The first thing that we have to realize is that there are several different ways of comparing the value of a dollar over time. Here is a calculator that includes six ways of comparing the value of a dollar in one year (say 2000) to the value of a dollar in another year (say 2008).
The six ways are: CPI (Consumer Price Index), GDP (Gross Domestic Product) Deflator, Consumer Bundle, Unskilled wage, Nominal GDP per capita, and relative share of GDP. Each is more or less useful depending on the desired comparison.
CPI is the economic measure of "inflation" that most people are familiar with. However, CPI only compares the cost of products that an average household buys. That's a great comparison if you are comparing, for example, the cost of eggs in 1959 to the cost today. However, it is not that great a comparison if you are comparing wages or housing prices. The GDP deflator suffers from similar limitations, although to a lesser extent. However, the Consumer Bundle corrects for most of these defects.
On the other hand, the GDP is a measure of the total value of goods and services produced by the US in any one year. Thus, if you are wondering how much of the US's economy was represented by the construction of the Hoover Dam, for example, then comparing the GDP at that time to now would be useful. Consequently, this number might be less useful in a direct salary comparison.

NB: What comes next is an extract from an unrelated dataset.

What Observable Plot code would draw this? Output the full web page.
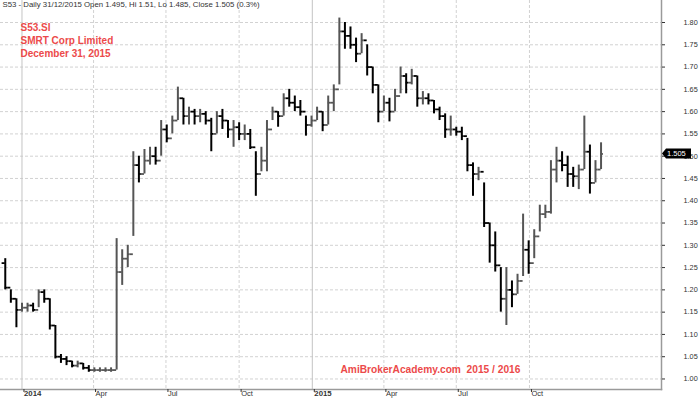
<!DOCTYPE html>
<html><head><meta charset="utf-8">
<script src="https://cdn.jsdelivr.net/npm/d3@7"></script>
<script src="https://cdn.jsdelivr.net/npm/@observablehq/plot@0.6"></script>
<style>body{margin:0;background:#fff}#chart{width:700px;height:399px;overflow:hidden}</style>
</head><body><div id="chart"></div><script>
// Weekly bars (week starting Monday 2013-12-09 ... 2015-12-28)
const firstWeek = "2013-12-09";
const firstOpen = 1.26;
const highs = [1.27,1.20,1.18,1.17,1.17,1.17,1.20,1.20,1.18,1.12,1.055,1.05,1.04,1.04,1.035,1.03,1.025,1.025,1.025,1.025,
1.315,1.29,1.30,1.51,1.50,1.515,1.52,1.52,1.58,1.57,
1.59,1.655,1.63,1.61,1.605,1.605,1.60,1.585,1.60,1.605,
1.58,1.58,1.575,1.57,1.56,1.51,1.52,1.58,1.61,1.60,
1.64,1.65,1.635,1.625,1.59,1.59,1.61,1.60,1.635,1.66,
1.81,1.80,1.79,1.765,1.775,1.75,1.70,1.66,1.635,1.63,
1.65,1.70,1.685,1.695,1.68,1.645,1.64,1.625,1.61,1.595,
1.59,1.565,1.565,1.54,1.485,1.475,1.44,1.35,1.33,1.25,
1.25,1.22,1.235,1.37,1.31,1.335,1.39,1.39,1.49,1.52,
1.51,1.50,1.475,1.48,1.59,1.525,1.49,1.53];
const lows = [1.20,1.17,1.115,1.15,1.15,1.15,1.16,1.17,1.11,1.045,1.035,1.03,1.025,1.025,1.02,1.015,1.015,1.015,1.015,1.015,
1.02,1.21,1.25,1.32,1.44,1.46,1.48,1.48,1.50,1.53,
1.55,1.58,1.57,1.57,1.57,1.575,1.57,1.51,1.55,1.56,
1.54,1.52,1.535,1.535,1.515,1.41,1.465,1.465,1.58,1.565,
1.59,1.61,1.60,1.59,1.545,1.565,1.58,1.555,1.57,1.60,
1.66,1.74,1.74,1.71,1.73,1.68,1.64,1.575,1.60,1.577,
1.60,1.64,1.64,1.66,1.61,1.615,1.615,1.595,1.58,1.54,
1.545,1.545,1.535,1.465,1.41,1.445,1.34,1.26,1.24,1.15,
1.12,1.16,1.19,1.23,1.235,1.27,1.33,1.36,1.37,1.44,
1.465,1.43,1.43,1.425,1.47,1.415,1.44,1.47];
const closes = [1.205,1.18,1.155,1.16,1.165,1.155,1.195,1.18,1.12,1.05,1.045,1.04,1.03,1.035,1.025,1.02,1.02,1.02,1.02,1.02,
1.24,1.27,1.28,1.48,1.46,1.49,1.50,1.49,1.56,1.54,
1.58,1.63,1.59,1.60,1.59,1.595,1.58,1.55,1.59,1.58,
1.56,1.565,1.55,1.55,1.52,1.46,1.49,1.56,1.60,1.59,
1.63,1.62,1.61,1.60,1.57,1.58,1.60,1.57,1.62,1.65,
1.78,1.77,1.75,1.73,1.76,1.70,1.66,1.60,1.62,1.60,
1.635,1.68,1.665,1.68,1.63,1.63,1.625,1.605,1.59,1.56,
1.56,1.555,1.545,1.48,1.46,1.465,1.35,1.30,1.255,1.18,
1.20,1.19,1.22,1.29,1.26,1.32,1.37,1.375,1.47,1.49,
1.48,1.46,1.455,1.47,1.51,1.44,1.47,1.505];

const yTicks = [1.00,1.05,1.10,1.15,1.20,1.25,1.30,1.35,1.40,1.45,1.50,1.55,1.60,1.65,1.70,1.75,1.80];
const yearTicks = ["2014-01-01","2015-01-01"];
const quarterTicks = ["2014-04-01","2014-07-01","2014-10-01","2015-04-01","2015-07-01","2015-10-01"];
const monthNames = {3:"Apr",6:"Jul",9:"Oct"};
const headerText = "S53 - Daily 31/12/2015 Open 1.495, Hi 1.51, Lo 1.485, Close 1.505 (0.3%)";
const titleLines = ["S53.SI","SMRT Corp Limited","December 31, 2015"];
const watermark = "AmiBrokerAcademy.com\u00a0 2015 / 2016";
const lastClose = 1.505;

const weeks = d3.utcMonday.range(new Date(firstWeek), new Date("2016-01-01"));
const data = weeks.map((w, i) => ({
  date: d3.utcDay.offset(w, 2),
  open: i ? closes[i - 1] : firstOpen,
  high: highs[i], low: lows[i], close: closes[i]
}));
const barColor = d => d.close >= d.open ? "#555" : "#000";
const font = "'Liberation Sans', Arial, sans-serif";
const red = "#ec4a4a";
const tickDays = 3.5;

const plot = Plot.plot({
  width: 700, height: 399,
  marginTop: 0, marginLeft: 0, marginRight: 39, marginBottom: 10,
  style: {fontFamily: font, background: "#fff", overflow: "visible"},
  x: {type: "utc", domain: [new Date("2013-12-05"), new Date("2016-03-15")]},
  y: {domain: [0.9764, 1.8494]},
  marks: [
    Plot.ruleY(yTicks, {stroke: "#d2d2d2", strokeDasharray: "3,2"}),
    Plot.ruleX(quarterTicks.map(d => new Date(d)), {stroke: "#d2d2d2", strokeDasharray: "3,2"}),
    Plot.ruleX(yearTicks.map(d => new Date(d)), {stroke: "#c4c4c4"}),
    Plot.frame({anchor: "bottom", stroke: "#9a9a9a", strokeWidth: 1.5}),
    Plot.frame({anchor: "right", stroke: "#9a9a9a", strokeWidth: 1.5}),
    Plot.axisY(yTicks, {anchor: "right", tickSize: 3, tickPadding: 19, tickFormat: d3.format(".2f"),
      fontSize: 7.3, color: "#333", stroke: "#333"}),
    Plot.axisX(quarterTicks.map(d => new Date(d)), {anchor: "bottom", tickSize: 3, tickPadding: -2,
      textAnchor: "start", dx: 2, fontSize: 7.5, color: "#333",
      tickFormat: d => monthNames[d.getUTCMonth()]}),
    Plot.axisX(yearTicks.map(d => new Date(d)), {anchor: "bottom", tickSize: 3, tickPadding: -2,
      textAnchor: "start", dx: 2, fontSize: 7.8, fontWeight: "bold", color: "#333",
      tickFormat: d => String(d.getUTCFullYear())}),
    Plot.ruleX(data, {x: "date", y1: "low", y2: "high", stroke: barColor, strokeWidth: 2}),
    Plot.ruleY(data, {y: "open", x1: d => d3.utcDay.offset(d.date, -tickDays), x2: "date", stroke: barColor, strokeWidth: 1.8}),
    Plot.ruleY(data, {y: "close", x1: "date", x2: d => d3.utcDay.offset(d.date, tickDays), stroke: barColor, strokeWidth: 1.8}),
    Plot.text([headerText], {frameAnchor: "top-left", dx: 2, dy: 1, fontSize: 7.8, fill: "#333", textAnchor: "start", lineAnchor: "top"}),
    Plot.text([titleLines.join("\n")], {frameAnchor: "top-left", dx: 20, dy: 21, fontSize: 10, fontWeight: "bold",
      fill: red, textAnchor: "start", lineAnchor: "top", lineHeight: 1.3}),
    Plot.text([watermark], {frameAnchor: "bottom-left", dx: 340, dy: -17, fontSize: 10.2, fontWeight: "bold",
      fill: red, textAnchor: "start", lineAnchor: "bottom"})
  ]
});
document.getElementById("chart").appendChild(plot);

// last-price flag on the right axis
const svg = d3.select(plot);
const yPos = plot.scale("y").apply(lastClose);
const xr = plot.scale("x").range[1];
const g = svg.append("g");
g.append("path")
  .attr("d", `M${xr + 1},${yPos} L${xr + 5},${yPos - 5} H${xr + 30} V${yPos + 5} H${xr + 5} Z`)
  .attr("fill", "#000");
g.append("text").attr("x", xr + 6).attr("y", yPos).attr("dy", "0.35em")
  .attr("text-anchor", "start")
  .attr("fill", "#fff").attr("font-size", 7.5).attr("font-family", font).text(String(lastClose));
</script></body></html>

However, because we are looking to make comparisons of salary, the best numbers to look at for our purposes are probably the Unskilled Wage Rate and the Consumer Bundle. The unskilled wage rate charts the change relative to what unskilled workers were earning while the Consumer Bundle charts the change relative to what the average household was spending. Another tactic that we can take is to just average the 6 values.
Let's take a look at what $125,000 in 2000 represents in year 2008 dollars (most recent year):
In 2008, $125,000.00 from 2000 is worth:
| $156,288.47 ||using the Consumer Price Index |
| $152,970.49 ||using the GDP deflator |
| $167,564.73 ||using the value of consumer bundle |
| $157,295.73 ||using the unskilled wage |
| $168,222.99 ||using the nominal GDP per capita |
| $181,397.28 ||using the relative share of GDP |
Further, the average of these 6 values is $163,956.62
Thus, comparing the salaries from 2000 and 2008, new lawyers made MORE in 2000 using the Consumer Bundle (167K vs. 160K), and more using the average of the six indicators (164K vs. 160K.) Further, a comparison using the Unskilled Wage indicates that salaries have been essentially flat since 2000 (157K vs. 160K).
This shows us that the often-repeated belief that starting salaries went up drastically from 2000-2008 is frankly just plain wrong. In reality, in real dollar terms salaries were either flat or declined slightly. However, over the same time period, the cost for law school drastically increased, and continues to increase rapidly today.